Hello. I think there is some confusion regarding your research so let me try to clarify it for you. Your right to possess a gun
is separate from a request to be allowed to concealed carry that gun. The law that you cite means that you are not prohibited from possessing a gun...that is, that you do not have a conviction for a felony, domestic violence
, or misdemeanor charge punishable by more than one year in jail. So you are not prohibited from having a gun in your home, hunting, etc. The courts
, however, have found that with respect to concealed carry permits, states have the ability to restrict a person's ability to get such a permit. They can impose additional requirements.
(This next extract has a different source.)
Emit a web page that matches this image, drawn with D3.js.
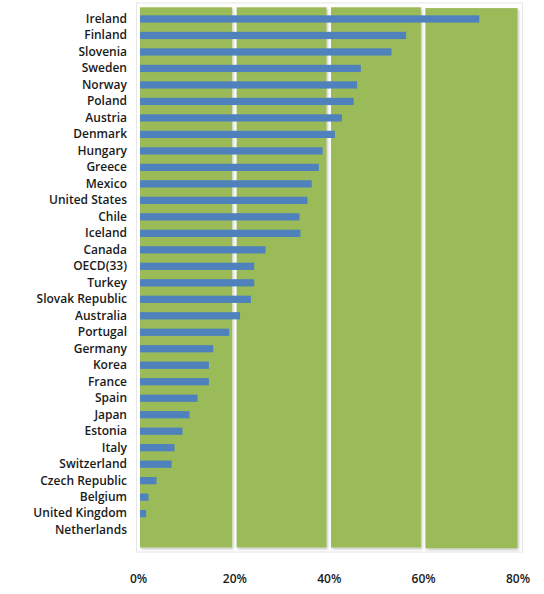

Some states require that you make a showing that you have a substantial need for one (for example, someone who is being stalked could qualify for one for self protection). Indiana is not that strict. But in addition to you having to fit the requirements to possess a gun (ie not having a disqualifying criminal
conviction), there are additional factors that can be considered in deciding whether to award a permit: (d) The superintendent may make whatever further investigation
the superintendent deems necessary. Whenever disapproval is recommended, the officer to whom the application is made shall provide the superintendent and the applicant with the officer’s complete and specific reasons, in writing, for the recommendation of disapproval.(e) If it appears to the superintendent that the applicant:(1) has a proper reason for carrying a handgun;(2) is of good character and reputation;(3) is a proper person to be licensed; and(4) is:(A) a citizen of the United States; or(B) not a citizen of the United States but is allowed to carry a firearm in the United States under federal law; the superintendent shall issue to the applicant a qualified or an unlimited license to carry any handgun lawfully possessed by the applicant. So under that law, the superintendent may deny an applicant a permit if he finds that you are not carrying a handgun for a proper purpose, or that you do not have good character and/or reputation. I don't know what his reasoning was, although he is supposed to have written it out so the appeal board can review his decision to see if it was proper. But at any rate, those are the factors that you are going to be dealing with on the appeal. You will likely have to argue that he made an error in his decision to deny you the permit, i.e. if he improperly decided your character or the like. So when you argue, don't confuse your general Second Amendment right to possess a gun, which has fewer restrictions and is a broader right, with the ability to apply for a concealed carry permit, which is subject to more requirements than just not having a conviction. Hope this helped clear things up.